In this notebook, we show some examples of GPinv for the regression usage.
We show
In [1]:
import numpy as np
%matplotlib inline
import matplotlib.pyplot as plt
import tensorflow as tf
# Import GPinv
import GPinv
# Import GPflow as comparison
import GPflow
In [2]:
X = np.linspace(0,6,40).reshape(-1,1)
Y = np.sin(X) + np.random.randn(40,1)*0.1
In [3]:
m_gpflow = GPflow.gpr.GPR(X, Y, GPflow.kernels.RBF(1))
m_gpflow.optimize()
Out[3]:
In [4]:
X_new = np.linspace(-0.1,6.1,40).reshape(-1,1)
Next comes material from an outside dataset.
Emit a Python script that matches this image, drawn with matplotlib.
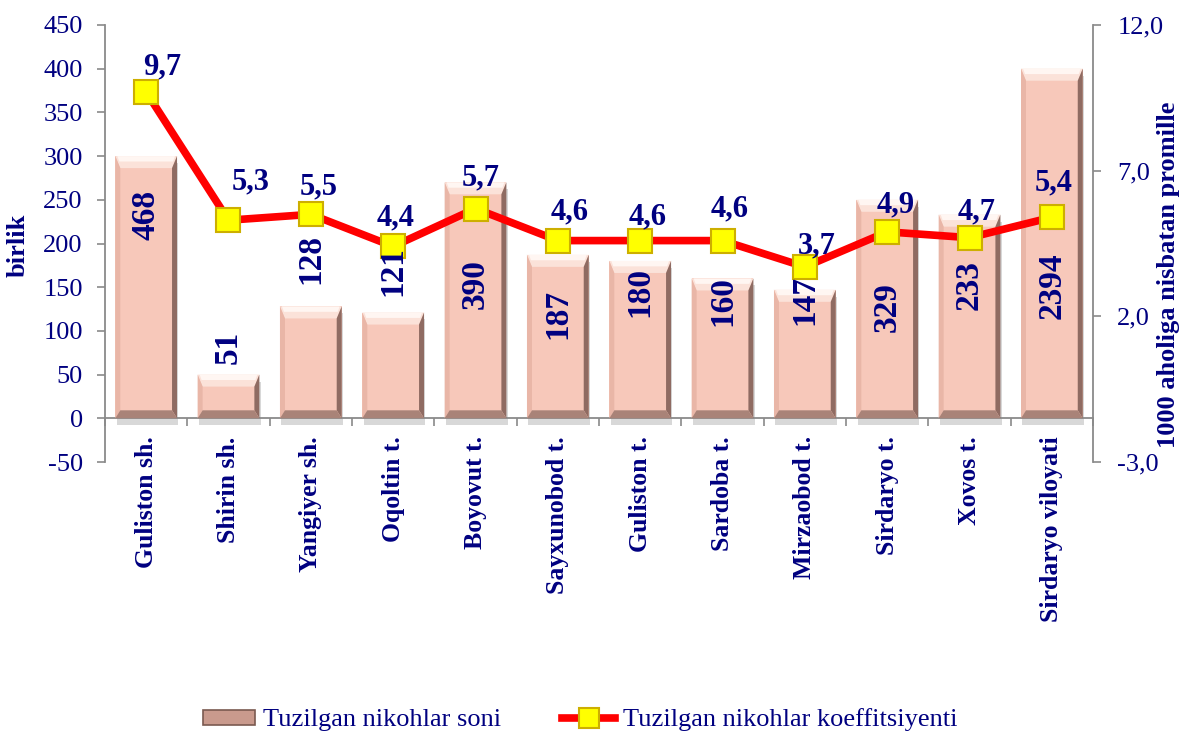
import matplotlib
matplotlib.use('Agg')
import matplotlib.pyplot as plt
import matplotlib.patheffects as pe
from matplotlib.patches import Polygon, Patch
from matplotlib.lines import Line2D
from matplotlib.ticker import FuncFormatter
import numpy as np

# ---------------- data ----------------
categories = ["Guliston sh.", "Shirin sh.", "Yangiyer sh.", "Oqoltin t.", "Boyovut t.",
              "Sayxunobod t.", "Guliston t.", "Sardoba t.", "Mirzaobod t.", "Sirdaryo t.",
              "Xovos t.", "Sirdaryo viloyati"]
bar_heights = [300, 50, 128, 121, 270, 187, 180, 160, 147, 250, 233, 400]
bar_labels = ["468", "51", "128", "121", "390", "187", "180", "160", "147", "329", "233", "2394"]
coef = [9.7, 5.3, 5.5, 4.4, 5.7, 4.6, 4.6, 4.6, 3.7, 4.9, 4.7, 5.4]
left_ticks = list(range(-50, 451, 50))
right_ticks = [-3.0, 2.0, 7.0, 12.0]
series_names = ["Tuzilgan nikohlar soni", "Tuzilgan nikohlar koeffitsiyenti"]
left_title = "birlik"
right_title = "1000 aholiga nisbatan promille"

# label placement (layout only)
bar_label_y = [233, 81, 182, 168, 154, 119, 145, 134, 136, 127, 153, 152]
line_label_dx = [16, 22, 8, 2, 5, 12, 7, 7, 12, 8, 7, 2]
line_label_dy = [25, 38, 27, 29, 31, 29, 24, 32, 21, 27, 26, 34]

# ---------------- style ----------------
plt.rcParams['font.family'] = ['Liberation Serif', 'DejaVu Serif']
plt.rcParams['axes.unicode_minus'] = False
NAVY = '#000080'
GRAY = '#8a8a8a'
FACE = '#F7C8BA'

fig = plt.figure(figsize=(11.85, 7.33), dpi=100)
ax = fig.add_axes([0.0886, 0.3697, 0.8338, 0.5962])
ax2 = ax.twinx()

x = np.arange(len(categories))
bars = ax.bar(x, bar_heights, width=0.75, color=FACE, edgecolor='none', zorder=2)
for b in bars:
    b.set_path_effects([pe.SimplePatchShadow(offset=(1, -5), shadow_rgbFace='#666666', alpha=0.25),
                        pe.Normal()])

ax.set_xlim(-0.5, len(categories) - 0.5)
ax.set_ylim(-50, 450)
ax2.set_ylim(-3, 12)

# bevel decorations derived from bar geometry
p0 = ax.transData.transform((0, 0))
p1 = ax.transData.transform((1, 1))
ppx = p1[0] - p0[0]
ppy = p1[1] - p0[1]
sx = 5 / ppx
ty = 12 / ppy
by = 8 / ppy
for b in bars:
    x0 = b.get_x(); x1 = x0 + b.get_width()
    y0 = b.get_y(); y1 = y0 + b.get_height()
    polys = [
        ([(x0, y1), (x1, y1), (x1 - sx, y1 - ty), (x0 + sx, y1 - ty)], '#FBE2D9'),
        ([(x0, y1), (x0 + sx, y1 - ty), (x0 + sx, y0 + by), (x0, y0)], '#E9B6A7'),
        ([(x1, y1), (x1, y0), (x1 - sx, y0 + by), (x1 - sx, y1 - ty)], '#8F6B62'),
        ([(x0, y0), (x1, y0), (x1 - sx, y0 + by), (x0 + sx, y0 + by)], '#A98378'),
    ]
    for pts, c in polys:
        ax.add_patch(Polygon(pts, closed=True, facecolor=c, edgecolor='none', zorder=3))
    # highlight strip at the very top of the upper bevel
    ax.add_patch(Polygon([(x0 + sx * 0.4, y1), (x1 - sx * 0.4, y1),
                          (x1 - sx * 0.8, y1 - ty * 0.45), (x0 + sx * 0.8, y1 - ty * 0.45)],
                         closed=True, facecolor='#FFF6F2', edgecolor='none', zorder=3))

# line
ax2.plot(x, coef, color='#FF0000', lw=5.5, marker='s', ms=17, mfc='#FFFF00',
         mec='#CDAF00', mew=1.5, zorder=5)

# labels
for xi, lab, ly in zip(x, bar_labels, bar_label_y):
    ax2.text(xi, ly, lab, transform=ax.transData, rotation=90, ha='center', va='center',
             fontsize=24, fontweight='bold', color=NAVY, zorder=6)
for xi, v, dx, dy in zip(x, coef, line_label_dx, line_label_dy):
    ax2.annotate(f"{v:.1f}".replace('.', ','), (xi, v), xytext=(dx, dy),
                 textcoords='offset pixels', ha='center', va='center',
                 fontsize=22, fontweight='bold', color=NAVY, zorder=7)

# spines
for s in ['top', 'right']:
    ax.spines[s].set_visible(False)
for s in ['top', 'left', 'bottom']:
    ax2.spines[s].set_visible(False)
ax.spines['bottom'].set_position(('data', 0))
for sp in [ax.spines['left'], ax.spines['bottom'], ax2.spines['right']]:
    sp.set_color(GRAY)
    sp.set_linewidth(1.3)

# ticks
ax.set_yticks(left_ticks)
ax.tick_params(axis='y', direction='out', length=6, width=1.2, color=GRAY,
               labelsize=19, labelcolor=NAVY, pad=10)
ax.set_xticks(x)
ax.set_xticklabels(categories, rotation=90, fontsize=18.5, fontweight='bold', color=NAVY)
ax.tick_params(axis='x', which='major', length=0, pad=13)
ax.set_xticks(np.arange(-0.5, len(categories), 1), minor=True)
ax.tick_params(axis='x', which='minor', direction='out', length=5.5, width=1.2, color=GRAY)

ax2.set_yticks(right_ticks)
ax2.yaxis.set_major_formatter(FuncFormatter(lambda v, p: f"{v:.1f}".replace('.', ',')))
ax2.tick_params(axis='y', direction='out', length=5.5, width=1.2, color=GRAY,
                labelsize=19, labelcolor=NAVY, pad=12)

# axis titles
fig.text(18 / 1185, 1 - 245 / 733, left_title, rotation=90, ha='center', va='center',
         fontsize=19, fontweight='bold', color=NAVY)
fig.text(1168 / 1185, 1 - 275 / 733, right_title, rotation=90, ha='center', va='center',
         fontsize=19, fontweight='bold', color=NAVY)

# legend
h1 = Patch(facecolor='#C99A8D', edgecolor='#7A5A50', linewidth=1.2)
h2 = Line2D([], [], color='#FF0000', lw=5.5, marker='s', ms=15, mfc='#FFFF00',
            mec='#CDAF00', mew=1.5)
fig.legend([h1, h2], series_names, loc='center', bbox_to_anchor=(580 / 1185, 1 - 720 / 733),
           ncol=2, frameon=False, fontsize=19, labelcolor=NAVY, columnspacing=2.3,
           handlelength=2.0, handletextpad=0.3, handleheight=0.5)

fig.savefig('out.png', dpi=100)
f_mu, f_var = m_gpflow.predict_f(X_new)
In [5]:
plt.plot(X, Y, 'go')
plt.fill_between(X_new.flatten(), (f_mu+2*np.sqrt(f_var)).flatten(), (f_mu-2*np.sqrt(f_var)).flatten(), alpha=0.5)
plt.plot(X_new, f_mu,'b')
Out[5]:
In [6]:
class GaussianLikelihood(GPinv.likelihoods.Likelihood):
def __init__(self):
GPinv.likelihoods.Likelihood.__init__(self)
# variance parameter is assigned as GPinv.param.Param
self.variance = GPinv.param.Param(1, GPinv.transforms.positive)
def logp(self, F, Y):
return GPinv.densities.gaussian(Y, F, self.variance)
In [7]:
# In GPinv, kernel object is slightly different from that in GPflow.
# The GPinv kernel requires output_dim, which is the output dimension of the kernel.
# In this case, it is 1.
m_gpinv = GPinv.stvgp.StVGP(X, Y, GPinv.kernels.RBF(1, output_dim=1), likelihood=GaussianLikelihood())
In [8]:
# StVGP uses stochastic approximation of the evidence lower bound, we need stochastic optimizer by tensorflow
trainer = tf.train.AdamOptimizer(learning_rate=0.005)
m_gpinv.optimize(trainer, maxiter=2000)
Out[8]:
In [9]:
# GPinv model also has predict_f method.
f_mu2, f_var2 = m_gpinv.predict_f(X_new)
In [10]:
plt.plot(X_new, f_mu+2*np.sqrt(f_var), '--b',
X_new, f_mu-2*np.sqrt(f_var), '--b')
plt.plot(X_new, f_mu, '-b', label='GPflow.gpr')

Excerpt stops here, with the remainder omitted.